- Born: 1973 (age 52–53) California, U.S.
- Education: California State University, Long Beach
- Occupations: Visual artist, animator
- Known for: Painting, animation backgrounds
- Style: pop surrealism
- Spouse: Tim Biskup (divorced)
- Children: 1
- Website: Official website

= Seonna Hong =

American painter (born 1973)

Seonna Hong (born 1973) is an American contemporary artist, who works in fine art and animation. Her paintings have appeared in exhibitions in Los Angeles, New York City, and Tokyo, Japan. She is Los Angeles–based.
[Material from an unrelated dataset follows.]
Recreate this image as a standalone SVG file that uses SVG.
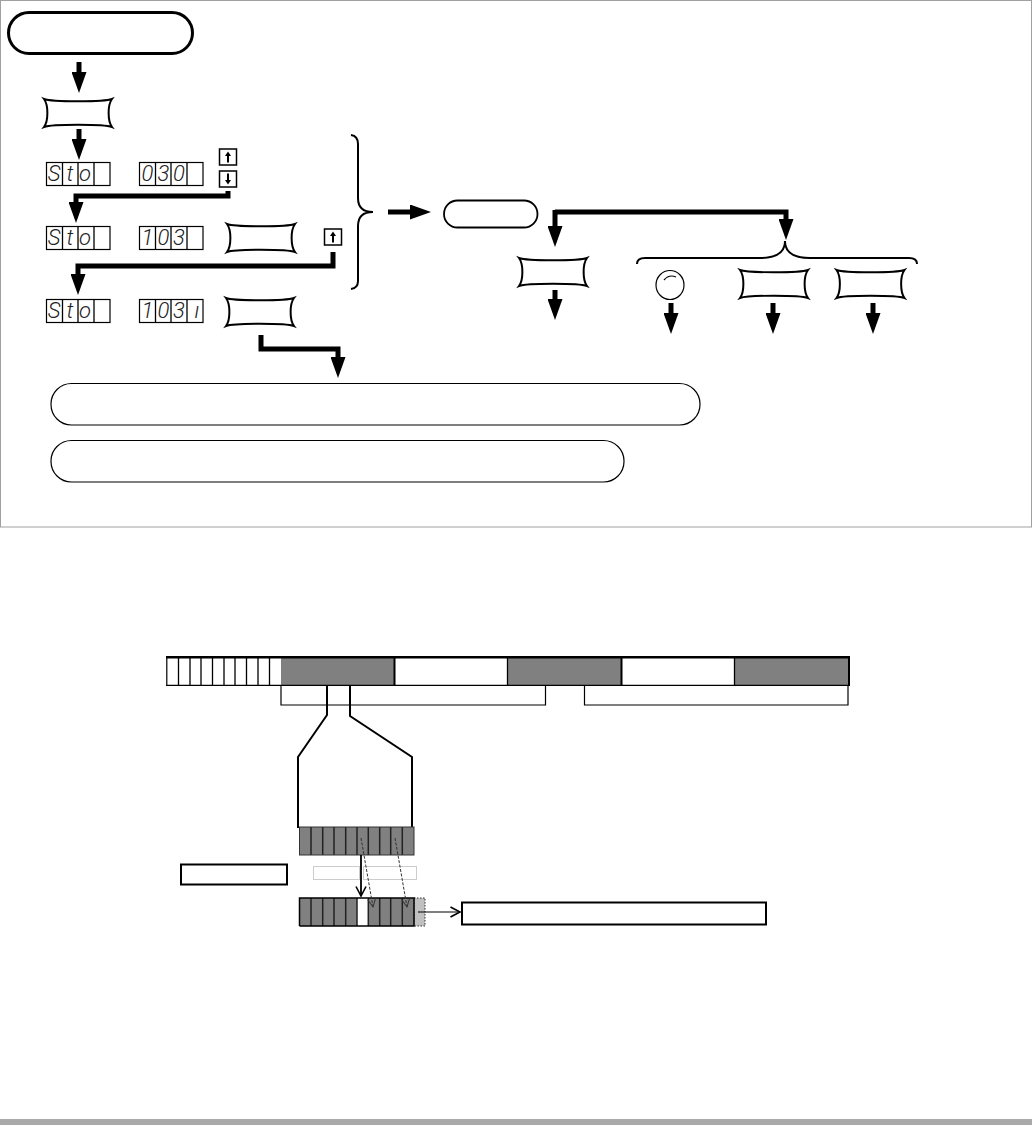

==Early life and education==
Born and raised in Southern California, Hong is the daughter of parents who immigrated from Korea. Her father was an architect. As a child, Hong enjoyed drawing cartoon characters like Hello Kitty and Strawberry Shortcake. She graduated from California State University, Long Beach, with a degree in general art. After graduation, she worked as a teacher.

== Career ==

=== Animation ===
Her work as a background painter has appeared in animated series and films, most notably in the Nickelodeon series, My Life as a Teenage Robot, for which she received an Emmy Award in 2003. She worked on The Mighty B! as an art director and background painter from 2008 to 2011.

=== Fine art ===
Hong's inspirations include "the abstract paintings of Helen Frankenthaler, Sonia Delaunay’s vivid use of colors and patterns, and Jackson Pollack’s drip and expressive techniques." She is known for her surreal landscape paintings, which often include small human and animal figures. Her work has frequently been featured in art magazine Juxtapoz.

In 2004 h er first solo show took place in New York at the Oliver Kamm/5BE Gallery, where she exhibited illustrations for her future children's book, Animus. She received the Joan Mitchell Foundation grant in 2006. In 2008, Japanese artist Takashi Murakami picked her as the first American artist to have a solo show at the KaiKai Kiki gallery in Japan. She has since had solo shows at LaBasse Projects in Culver City, Jonathan Levine Gallery in New York, and three at Hashimoto Contemporary in San Francisco.

In 2020, actress Lily Collins mentioned she collects Hong's artwork.

Seonna Hong had a solo show, Murmurations, at NYC Hashimoto Contemporary 2023. Hong's fifth solo exhibition at Hashimoto Contemporary.